On Sundays, from 5 a.m. until noon, the station airs "Acoustic Sunrise", featuring acoustic versions of songs from the station's playlist. WBMX is the flagship station of the show, which is aired on several Audacy stations nationwide.

On-Air Talent
- Morning Show: Karson & Kennedy with Producer Dan
- Midday: Kira Lew
- Afternoon Drive: Gregg, Freddy, and Andrea

==Alumni==
- Peter Wolf, front man for J. Geils Band and solo recording artist
- Billy West, voice actor (The Ren & Stimpy Show and many others)
- Maxanne Sartori, afternoon DJ (1970-1977)
- Danny Schechter, 1970s "Danny Schechter, the news dissector"
- Oedipus, DJ (1977–2004); Program Director (1981–2004)
- Bill Lichtenstein, newscaster and weekend announcer; Peabody Award-winning producer (1970–1978)
- Charles Laquidara, DJ (nighttime, 1969–1972; mornings, 1972–1976, 1978–1996)
- "Captain Ken" Shelton, Weekday mid-day DJ (1980-1993), Host of The Mighty Lunch Hour
- Mark Parenteau, Weekday afternoon DJ
- Carter Alan, Music Director (1986-1998), DJ (1979-1986); Author of Radio Free Boston: The Rise and Fall of WBCN (University Press of New England, 2013) and four other books including two about U2 whom Carter and WBCN helped break into the American market.
- Karen Blake, Mix 104.1 DJ
- J. J. Jackson, hired by Segal and Kopper in Fall 1968
- Tami Heide, DJ (1984-1991); Her next gig was KROQ in LA

==Awards==
Mix 104.1 (and the previous Mix 98.5) is one of the most honored radio stations in the country, and has earned more major radio awards than any other hot AC station in history.

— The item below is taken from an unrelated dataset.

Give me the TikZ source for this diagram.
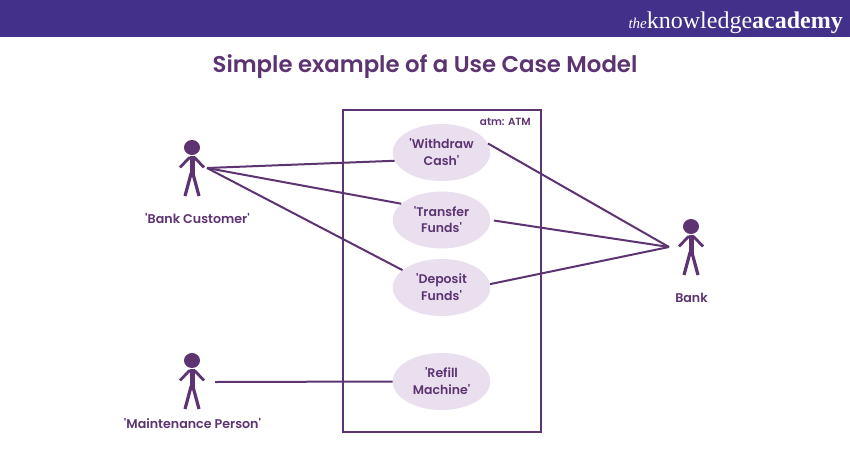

The station was named "Hot AC Station of The Year" nine times from 1997 through 2009. Former program director Greg Strassell was named "Hot AC Program Director of The Year" nine times. Long time music director Mike Mullaney earned "Hot AC Music Director Of The Year" five times. In 2010, morning team Karson & Kennedy were named "Hot AC Morning Show of The Year" of 2009 by FMQB magazine.

==HD radio subchannels==

| Subchannel | Branding | Format | Notes |
|---|---|---|---|
| 1 | Mix 104.1 | Hot adult contemporary | Simulcasts the main analog signal. |
| 2 | WAAF | Mainstream rock |  |

===WBMX-HD1===
WBMX-HD1 simulcasts the analog signal of WBMX as Mix 104.1.

===WBMX-HD2===
Active rock accounts for all regular programming on the HD2 digital subchannel. Branded as "WAAF", WBMX-HD2 also simulcasts over the HD2 digital subchannel of WEEI-FM and is available online via Audacy; both subchannels previously simulcast the analog signal of WAAF (107.3 FM) until that station was divested to the Educational Media Foundation on February 22, 2020.

===WBMX-HD3===
WBMX-HD3 formerly aired "Tomorrow's Hits Today", a contemporary hit radio format that focused on the very latest hits prior to their ascension to the top of the charts. The HD3 subchannel has since been turned off.